Would you restate all the data that follows, word for word?

══ Information supplied ══

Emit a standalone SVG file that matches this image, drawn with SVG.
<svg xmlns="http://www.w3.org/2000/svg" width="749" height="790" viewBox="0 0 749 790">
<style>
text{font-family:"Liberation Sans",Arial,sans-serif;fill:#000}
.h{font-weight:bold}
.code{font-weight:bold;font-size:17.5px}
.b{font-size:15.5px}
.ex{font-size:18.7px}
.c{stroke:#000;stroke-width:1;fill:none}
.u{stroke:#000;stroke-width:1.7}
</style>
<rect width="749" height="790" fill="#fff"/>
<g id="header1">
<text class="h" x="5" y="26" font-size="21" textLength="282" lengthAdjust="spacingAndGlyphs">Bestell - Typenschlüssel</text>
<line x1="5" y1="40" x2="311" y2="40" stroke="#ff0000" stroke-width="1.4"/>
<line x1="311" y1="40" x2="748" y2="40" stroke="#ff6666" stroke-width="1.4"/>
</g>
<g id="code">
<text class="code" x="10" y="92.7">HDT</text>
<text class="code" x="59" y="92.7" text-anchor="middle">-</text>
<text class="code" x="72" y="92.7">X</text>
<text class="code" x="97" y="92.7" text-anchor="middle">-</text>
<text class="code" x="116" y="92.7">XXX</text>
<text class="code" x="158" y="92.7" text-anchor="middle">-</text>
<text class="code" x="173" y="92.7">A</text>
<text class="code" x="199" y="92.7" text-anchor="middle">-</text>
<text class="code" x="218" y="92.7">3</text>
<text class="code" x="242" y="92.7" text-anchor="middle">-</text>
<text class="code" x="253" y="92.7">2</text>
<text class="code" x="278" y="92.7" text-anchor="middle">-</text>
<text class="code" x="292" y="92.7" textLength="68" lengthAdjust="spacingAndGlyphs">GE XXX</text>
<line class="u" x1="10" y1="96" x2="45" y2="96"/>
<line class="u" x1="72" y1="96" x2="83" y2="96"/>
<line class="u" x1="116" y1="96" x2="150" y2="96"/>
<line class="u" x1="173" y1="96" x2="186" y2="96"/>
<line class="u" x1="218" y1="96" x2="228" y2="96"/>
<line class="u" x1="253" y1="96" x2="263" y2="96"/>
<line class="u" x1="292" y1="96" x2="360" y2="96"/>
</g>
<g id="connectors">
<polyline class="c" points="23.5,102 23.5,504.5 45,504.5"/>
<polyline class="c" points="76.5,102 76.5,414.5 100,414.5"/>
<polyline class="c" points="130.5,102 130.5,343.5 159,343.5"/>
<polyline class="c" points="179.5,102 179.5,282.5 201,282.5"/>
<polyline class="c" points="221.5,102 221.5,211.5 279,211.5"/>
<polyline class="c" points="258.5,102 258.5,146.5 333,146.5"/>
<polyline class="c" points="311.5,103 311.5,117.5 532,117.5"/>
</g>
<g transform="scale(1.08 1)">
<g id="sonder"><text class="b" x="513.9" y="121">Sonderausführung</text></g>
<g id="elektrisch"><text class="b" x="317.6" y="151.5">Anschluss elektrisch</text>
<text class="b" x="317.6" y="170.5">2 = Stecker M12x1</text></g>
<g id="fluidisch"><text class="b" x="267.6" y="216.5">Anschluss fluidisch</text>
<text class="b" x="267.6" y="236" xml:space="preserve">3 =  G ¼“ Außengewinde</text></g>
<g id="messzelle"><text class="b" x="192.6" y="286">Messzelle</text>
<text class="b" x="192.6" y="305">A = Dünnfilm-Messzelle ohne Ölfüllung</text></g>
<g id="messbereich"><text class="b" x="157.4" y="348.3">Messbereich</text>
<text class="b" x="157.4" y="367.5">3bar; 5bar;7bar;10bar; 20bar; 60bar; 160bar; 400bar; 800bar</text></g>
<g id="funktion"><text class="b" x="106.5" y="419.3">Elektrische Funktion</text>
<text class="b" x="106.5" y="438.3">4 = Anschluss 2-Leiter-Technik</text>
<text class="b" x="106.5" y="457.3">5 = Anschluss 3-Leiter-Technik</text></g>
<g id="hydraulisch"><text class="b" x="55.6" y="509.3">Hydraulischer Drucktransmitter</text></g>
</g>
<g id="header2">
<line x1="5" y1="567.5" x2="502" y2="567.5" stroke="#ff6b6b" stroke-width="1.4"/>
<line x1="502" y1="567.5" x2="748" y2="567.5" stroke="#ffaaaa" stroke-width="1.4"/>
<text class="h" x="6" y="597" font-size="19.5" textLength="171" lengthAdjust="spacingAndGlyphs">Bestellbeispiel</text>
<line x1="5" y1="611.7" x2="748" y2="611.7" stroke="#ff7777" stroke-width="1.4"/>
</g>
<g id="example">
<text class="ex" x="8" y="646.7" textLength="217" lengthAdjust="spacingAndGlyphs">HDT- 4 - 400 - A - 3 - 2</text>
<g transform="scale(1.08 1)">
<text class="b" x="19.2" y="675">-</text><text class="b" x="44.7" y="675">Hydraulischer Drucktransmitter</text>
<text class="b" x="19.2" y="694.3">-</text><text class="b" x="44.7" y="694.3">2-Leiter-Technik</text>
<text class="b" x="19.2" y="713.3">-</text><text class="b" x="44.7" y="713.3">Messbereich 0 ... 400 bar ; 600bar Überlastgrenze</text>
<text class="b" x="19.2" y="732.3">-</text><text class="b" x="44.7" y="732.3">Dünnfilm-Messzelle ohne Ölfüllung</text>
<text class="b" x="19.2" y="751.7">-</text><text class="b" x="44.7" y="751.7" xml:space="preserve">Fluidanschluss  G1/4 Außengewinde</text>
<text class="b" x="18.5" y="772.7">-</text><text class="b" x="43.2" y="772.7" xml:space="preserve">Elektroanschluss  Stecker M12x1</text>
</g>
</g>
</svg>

═══

- Problem solution -
Emit a standalone SVG file that matches this image, drawn with SVG.
<svg xmlns="http://www.w3.org/2000/svg" width="749" height="790" viewBox="0 0 749 790">
<style>
text{font-family:"Liberation Sans",Arial,sans-serif;fill:#000}
.h{font-weight:bold}
.code{font-weight:bold;font-size:17.5px}
.b{font-size:15.5px}
.ex{font-size:18.7px}
.c{stroke:#000;stroke-width:1;fill:none}
.u{stroke:#000;stroke-width:1.7}
</style>
<rect width="749" height="790" fill="#fff"/>
<g id="header1">
<text class="h" x="5" y="26" font-size="21" textLength="282" lengthAdjust="spacingAndGlyphs">Bestell - Typenschlüssel</text>
<line x1="5" y1="40" x2="311" y2="40" stroke="#ff0000" stroke-width="1.4"/>
<line x1="311" y1="40" x2="748" y2="40" stroke="#ff6666" stroke-width="1.4"/>
</g>
<g id="code">
<text class="code" x="10" y="92.7">HDT</text>
<text class="code" x="59" y="92.7" text-anchor="middle">-</text>
<text class="code" x="72" y="92.7">X</text>
<text class="code" x="97" y="92.7" text-anchor="middle">-</text>
<text class="code" x="116" y="92.7">XXX</text>
<text class="code" x="158" y="92.7" text-anchor="middle">-</text>
<text class="code" x="173" y="92.7">A</text>
<text class="code" x="199" y="92.7" text-anchor="middle">-</text>
<text class="code" x="218" y="92.7">3</text>
<text class="code" x="242" y="92.7" text-anchor="middle">-</text>
<text class="code" x="253" y="92.7">2</text>
<text class="code" x="278" y="92.7" text-anchor="middle">-</text>
<text class="code" x="292" y="92.7" textLength="68" lengthAdjust="spacingAndGlyphs">GE XXX</text>
<line class="u" x1="10" y1="96" x2="45" y2="96"/>
<line class="u" x1="72" y1="96" x2="83" y2="96"/>
<line class="u" x1="116" y1="96" x2="150" y2="96"/>
<line class="u" x1="173" y1="96" x2="186" y2="96"/>
<line class="u" x1="218" y1="96" x2="228" y2="96"/>
<line class="u" x1="253" y1="96" x2="263" y2="96"/>
<line class="u" x1="292" y1="96" x2="360" y2="96"/>
</g>
<g id="connectors">
<polyline class="c" points="23.5,102 23.5,504.5 45,504.5"/>
<polyline class="c" points="76.5,102 76.5,414.5 100,414.5"/>
<polyline class="c" points="130.5,102 130.5,343.5 159,343.5"/>
<polyline class="c" points="179.5,102 179.5,282.5 201,282.5"/>
<polyline class="c" points="221.5,102 221.5,211.5 279,211.5"/>
<polyline class="c" points="258.5,102 258.5,146.5 333,146.5"/>
<polyline class="c" points="311.5,103 311.5,117.5 532,117.5"/>
</g>
<g transform="scale(1.08 1)">
<g id="sonder"><text class="b" x="513.9" y="121">Sonderausführung</text></g>
<g id="elektrisch"><text class="b" x="317.6" y="151.5">Anschluss elektrisch</text>
<text class="b" x="317.6" y="170.5">2 = Stecker M12x1</text></g>
<g id="fluidisch"><text class="b" x="267.6" y="216.5">Anschluss fluidisch</text>
<text class="b" x="267.6" y="236" xml:space="preserve">3 =  G ¼“ Außengewinde</text></g>
<g id="messzelle"><text class="b" x="192.6" y="286">Messzelle</text>
<text class="b" x="192.6" y="305">A = Dünnfilm-Messzelle ohne Ölfüllung</text></g>
<g id="messbereich"><text class="b" x="157.4" y="348.3">Messbereich</text>
<text class="b" x="157.4" y="367.5">3bar; 5bar;7bar;10bar; 20bar; 60bar; 160bar; 400bar; 800bar</text></g>
<g id="funktion"><text class="b" x="106.5" y="419.3">Elektrische Funktion</text>
<text class="b" x="106.5" y="438.3">4 = Anschluss 2-Leiter-Technik</text>
<text class="b" x="106.5" y="457.3">5 = Anschluss 3-Leiter-Technik</text></g>
<g id="hydraulisch"><text class="b" x="55.6" y="509.3">Hydraulischer Drucktransmitter</text></g>
</g>
<g id="header2">
<line x1="5" y1="567.5" x2="502" y2="567.5" stroke="#ff6b6b" stroke-width="1.4"/>
<line x1="502" y1="567.5" x2="748" y2="567.5" stroke="#ffaaaa" stroke-width="1.4"/>
<text class="h" x="6" y="597" font-size="19.5" textLength="171" lengthAdjust="spacingAndGlyphs">Bestellbeispiel</text>
<line x1="5" y1="611.7" x2="748" y2="611.7" stroke="#ff7777" stroke-width="1.4"/>
</g>
<g id="example">
<text class="ex" x="8" y="646.7" textLength="217" lengthAdjust="spacingAndGlyphs">HDT- 4 - 400 - A - 3 - 2</text>
<g transform="scale(1.08 1)">
<text class="b" x="19.2" y="675">-</text><text class="b" x="44.7" y="675">Hydraulischer Drucktransmitter</text>
<text class="b" x="19.2" y="694.3">-</text><text class="b" x="44.7" y="694.3">2-Leiter-Technik</text>
<text class="b" x="19.2" y="713.3">-</text><text class="b" x="44.7" y="713.3">Messbereich 0 ... 400 bar ; 600bar Überlastgrenze</text>
<text class="b" x="19.2" y="732.3">-</text><text class="b" x="44.7" y="732.3">Dünnfilm-Messzelle ohne Ölfüllung</text>
<text class="b" x="19.2" y="751.7">-</text><text class="b" x="44.7" y="751.7" xml:space="preserve">Fluidanschluss  G1/4 Außengewinde</text>
<text class="b" x="18.5" y="772.7">-</text><text class="b" x="43.2" y="772.7" xml:space="preserve">Elektroanschluss  Stecker M12x1</text>
</g>
</g>
</svg>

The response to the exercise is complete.